Saturday, January 17, 2009

Culture shock

Things I miss about China:

  • Elevator "door close" buttons that actually close the doors right away.
  • The pork chop noodle soup from the massage place.
  • Toothpicks provided with every meal.
  • More substantial packets of sugar. Packets here seem to have less and less sugar every year.
  • Prices. The 90 minute massage plus the above pork chop noodle soup plus any other food and drink I wanted at the spa, including on-the-spot squeezed apple-cucumber juice ... cost $15. 
Things that are really different here:
  • Carbs: Aside from rice noodles, we ate very few carbs. "Chinese food" is not served with rice there. Walking through the grocery store today, I was amazed at how many flour products we have.  

  • Litigation. A number of us noted as we walked through the Forbidden City that there were many ways to trip and hurt yourself on the irregularly-paved surface. That in the US the surface would have been fixed or the intentional variation (such as grooves in the surface) would have been cordoned off so that no one would get hurt. Instead, we had to watch our steps. Kind of liberating. 

  • News. The Kelloggs salmonella recall has been an eye opener. My first thought was actually, "So American. In China there is so much central control that there were no things like food recalls." My second thought was, "Ah, right, control of the news."

  • Inauguration burnout. While I was there, sick in bed, I watched hours of the BBC and CNN. Loving every bit of American political news. But once I returned it took me less than 24 hours to feel that the inauguration preparation is overhyped.

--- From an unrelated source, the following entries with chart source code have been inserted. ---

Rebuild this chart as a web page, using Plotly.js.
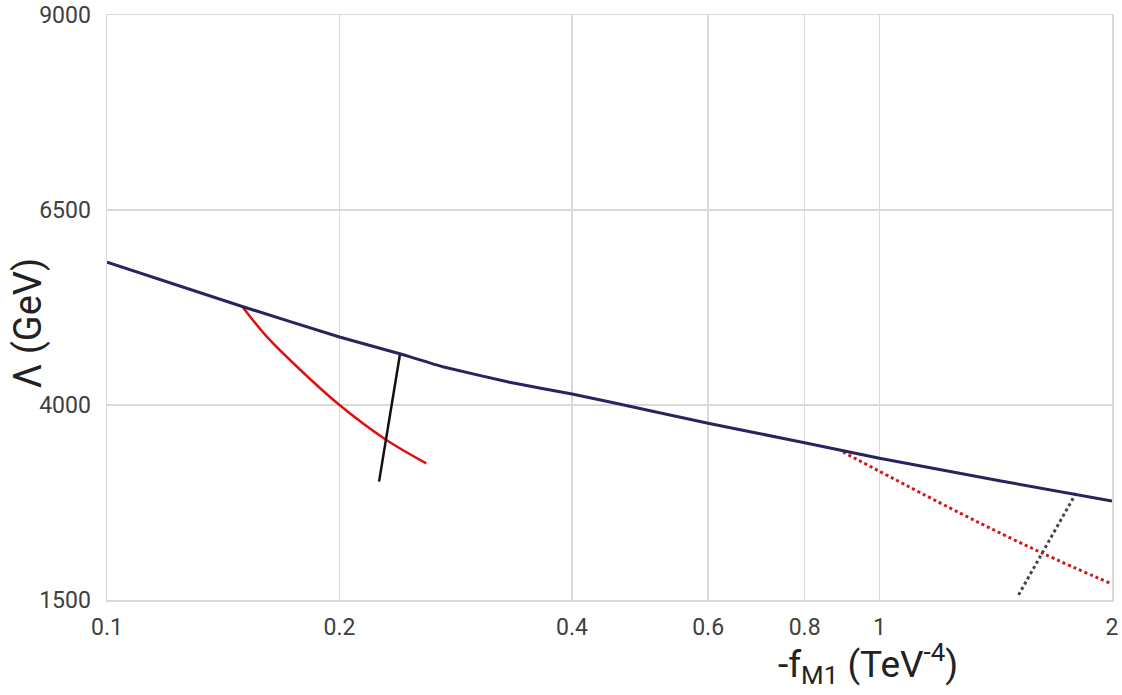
<!DOCTYPE html>
<html>
<head>
<meta charset="utf-8">
<script src="https://cdn.plot.ly/plotly-3.0.1.min.js"></script>
<style>html,body{margin:0;padding:0;background:#fff;}#chart{width:1122px;height:695px;}</style>
</head>
<body>
<div id="chart"></div>
<script>
// Envelope (blue) line
const envX = [0.1, 0.150, 0.2, 0.24, 0.272, 0.332, 0.4, 0.505, 0.6, 0.8, 1.0, 1.43, 2.0];
const envY = [5830, 5260, 4872, 4654, 4491, 4291, 4141, 3927, 3765, 3517, 3317, 3030, 2769];
// Red solid curve
const redX = [0.150, 0.161, 0.178, 0.2, 0.230, 0.259];
const redY = [5250, 4876, 4449, 4000, 3551, 3252];
// Black solid segment
const blackX = [0.2394, 0.225];
const blackY = [4641, 3017];
// Red dotted curve
const redDotX = [0.897, 1.271, 1.623, 2.0];
const redDotY = [3397, 2615, 2103, 1705];
// Black dotted segment
const blackDotX = [1.797, 1.511];
const blackDotY = [2872, 1551];
// Ticks
const xTicks = [0.1, 0.2, 0.4, 0.6, 0.8, 1, 2];
const xTickText = ["0.1", "0.2", "0.4", "0.6", "0.8", "1", "2"];
const yTicks = [1500, 4000, 6500, 9000];

const traces = [
  {x: redX, y: redY, mode: 'lines', line: {color: '#e01010', width: 2.5, shape: 'spline'}, hoverinfo: 'skip'},
  {x: blackX, y: blackY, mode: 'lines', line: {color: '#111111', width: 2.5}, hoverinfo: 'skip'},
  {x: redDotX, y: redDotY, mode: 'lines', line: {color: '#d01818', width: 3, dash: 'dot', shape: 'spline'}, hoverinfo: 'skip'},
  {x: blackDotX, y: blackDotY, mode: 'lines', line: {color: '#444444', width: 3, dash: 'dot'}, hoverinfo: 'skip'},
  {x: envX, y: envY, mode: 'lines', line: {color: '#28245e', width: 3, shape: 'spline', smoothing: 0.3}, hoverinfo: 'skip'}
];

const gridC = '#d9d9d9';
const layout = {
  width: 1122, height: 695,
  margin: {l: 107, r: 10, t: 15, b: 95},
  showlegend: false,
  paper_bgcolor: '#ffffff', plot_bgcolor: '#ffffff',
  font: {family: 'Roboto, sans-serif', color: '#333333'},
  xaxis: {
    type: 'log', range: [-1, Math.log10(2)],
    tickvals: xTicks, ticktext: xTickText,
    tickfont: {size: 23, color: '#404040'},
    showgrid: true, gridcolor: gridC, gridwidth: 1.5,
    showline: true, linecolor: gridC, linewidth: 1.5, mirror: true,
    zeroline: false, ticks: '', ticklabelstandoff: 6
  },
  yaxis: {
    range: [1500, 9000],
    tickvals: yTicks,
    tickfont: {size: 23, color: '#404040'},
    showgrid: true, gridcolor: gridC, gridwidth: 1.5,
    showline: true, linecolor: gridC, linewidth: 1.5, mirror: true,
    zeroline: false, ticks: '', ticklabelstandoff: 10
  },
  annotations: [
    {text: '-f<sub>M1</sub> (TeV<sup>-4</sup>)', xref: 'paper', yref: 'paper',
     x: 0.757, y: 0, yshift: -63, xanchor: 'center', yanchor: 'middle',
     showarrow: false, font: {size: 37, color: '#222222', family: 'Roboto, sans-serif'}},
    {text: 'Λ (GeV)', xref: 'paper', yref: 'paper',
     x: -0.079, y: 0.4735, xanchor: 'center', yanchor: 'middle', textangle: -90,
     showarrow: false, font: {size: 38, color: '#222222', family: 'Roboto, sans-serif'}}
  ]
};

Plotly.newPlot('chart', traces, layout, {displayModeBar: false, staticPlot: true});
</script>
</body>
</html>
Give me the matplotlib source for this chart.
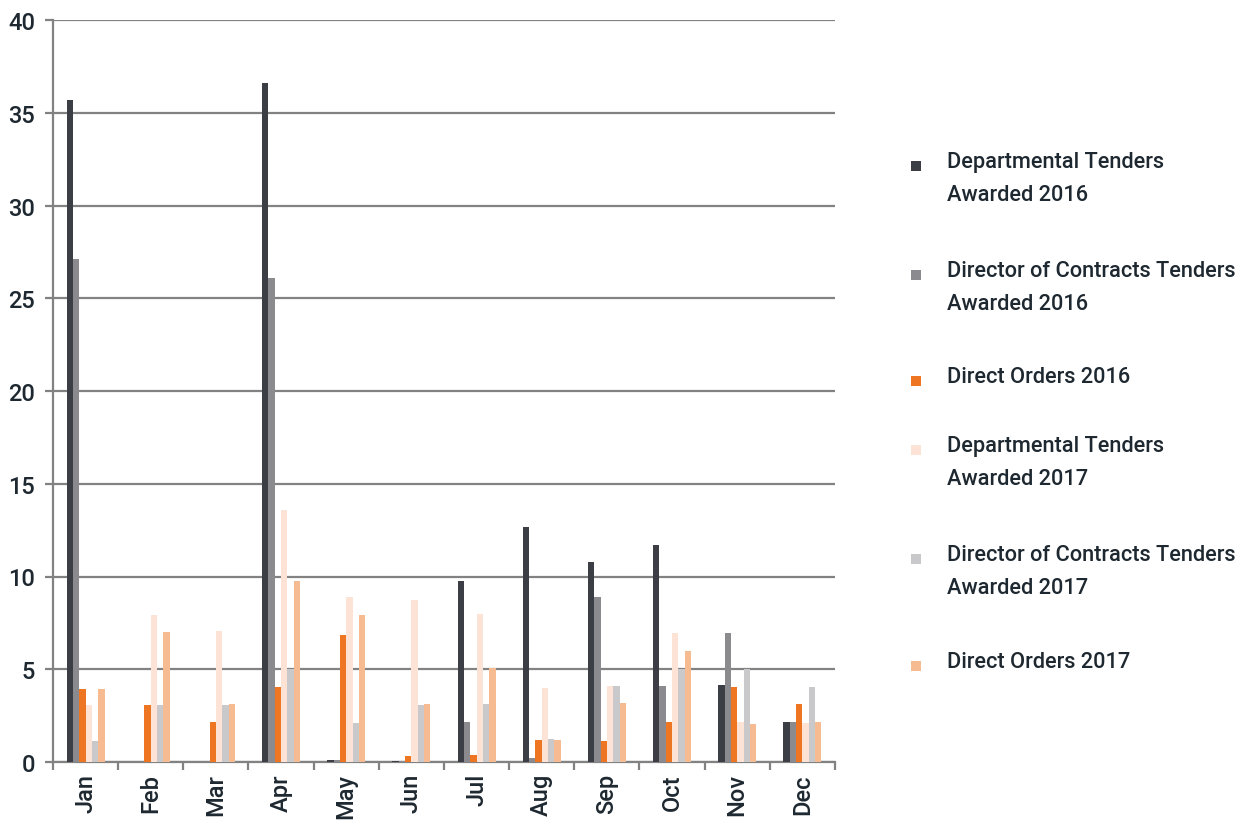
import matplotlib
matplotlib.use('Agg')
import numpy as np
from matplotlib import pyplot as plt
from matplotlib.patches import Rectangle

plt.rcParams['font.family'] = ['Roboto', 'DejaVu Sans']

months = ['Jan', 'Feb', 'Mar', 'Apr', 'May', 'Jun', 'Jul', 'Aug', 'Sep', 'Oct', 'Nov', 'Dec']

dept2016 = [35.7, 0, 0, 36.6, 0.1, 0.05, 9.76, 12.67, 10.78, 11.7, 4.15, 2.16]
dir2016 = [27.1, 0, 0, 26.1, 0.1, 0.05, 2.16, 0.2, 8.9, 4.1, 6.95, 2.16]
orders2016 = [3.94, 3.05, 2.16, 4.04, 6.87, 0.3, 0.38, 1.19, 1.13, 2.16, 4.04, 3.13]
dept2017 = [3.07, 7.92, 7.06, 13.6, 8.87, 8.76, 7.98, 3.99, 4.1, 6.95, 2.16, 2.1]
dir2017 = [1.13, 3.07, 3.07, 5.0, 2.1, 3.07, 3.13, 1.24, 4.1, 5.0, 5.0, 4.04]
orders2017 = [3.94, 7.0, 3.13, 9.75, 7.9, 3.13, 5.07, 1.19, 3.18, 5.98, 2.05, 2.16]

labels = ['Departmental Tenders\nAwarded 2016',
          'Director of Contracts Tenders\nAwarded 2016',
          'Direct Orders 2016',
          'Departmental Tenders\nAwarded 2017',
          'Director of Contracts Tenders\nAwarded 2017',
          'Direct Orders 2017']
colors = ['#3b3e45', '#8b8a8f', '#ee7623', '#fde3d6', '#c9c9cb', '#f7bb92']
series = [dept2016, dir2016, orders2016, dept2017, dir2017, orders2017]

textCol = '#1e2830'
gridCol = '#828282'

W, H = 1243, 829
fig = plt.figure(figsize=(W / 100, H / 100), dpi=100)
ax = fig.add_axes([53 / W, 1 - 763 / H, 782 / W, 742 / H])

x = np.arange(len(months))
barW = 0.097
for k, (vals, c) in enumerate(zip(series, colors)):
    ax.bar(x + 0.5 + (k - 2.5) * barW, vals, width=barW, color=c, linewidth=0, zorder=3)

ax.set_xlim(0, 12)
ax.set_ylim(0, 40)
ax.set_yticks(np.arange(0, 41, 5))
ax.yaxis.grid(True, color=gridCol, linewidth=1.6, zorder=1)
ax.set_axisbelow(True)

# ticks on the category boundaries, month names centred in between
ax.set_xticks(np.arange(0, 13))
ax.set_xticklabels([])
ax.set_xticks(x + 0.5, minor=True)
ax.set_xticklabels(months, minor=True, rotation=90, fontsize=17, color=textCol,
                   fontweight='medium')
ax.tick_params(axis='x', which='minor', length=0, pad=8)
ax.tick_params(axis='x', which='major', length=6, width=1.6, color=gridCol)
ax.tick_params(axis='y', length=6, width=1.6, color=gridCol, pad=7,
               labelsize=17, labelcolor=textCol)
for t in ax.get_yticklabels():
    t.set_fontweight('medium')

for s in ['top', 'right']:
    ax.spines[s].set_visible(False)
for s in ['left', 'bottom']:
    ax.spines[s].set_color(gridCol)
    ax.spines[s].set_linewidth(1.6)

# legend drawn by hand: marker sits beside the first line of each label
legY = [162, 271, 377, 446, 555, 662]
for lab, c, yy in zip(labels, colors, legY):
    fig.add_artist(Rectangle(((915.5 - 5) / W, 1 - (yy + 5 + 5) / H), 10 / W, 10 / H,
                             transform=fig.transFigure, color=c, linewidth=0))
    fig.text(947 / W, 1 - (yy - 10) / H, lab, fontsize=15.7, color=textCol,
             va='top', ha='left', linespacing=1.75, fontweight='medium')

fig.savefig('out.png', dpi=100)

  • Traffic. I feel like I have PTSD from the Chinese traffic. It was remarkably bad. Like nothing I've experienced here, even as a rush-hour commuter. In Shanghai, a three-lane freeway has four lanes because people are trying to take advantage of every spare inch to get ahead. And it's not four lanes of forward motion: it's four lanes of weaving (at one mile an hour), taking advantage of that every inch. A friend rightly pointed out that the traffic would move just fine if people stopped changing lanes. Here, I was driving down San Pablo and was behind about four cars that weren't moving. Perhaps there was a stoplight. My anxiety level went through the roof as I suddenly believed I would be stuck there for hours.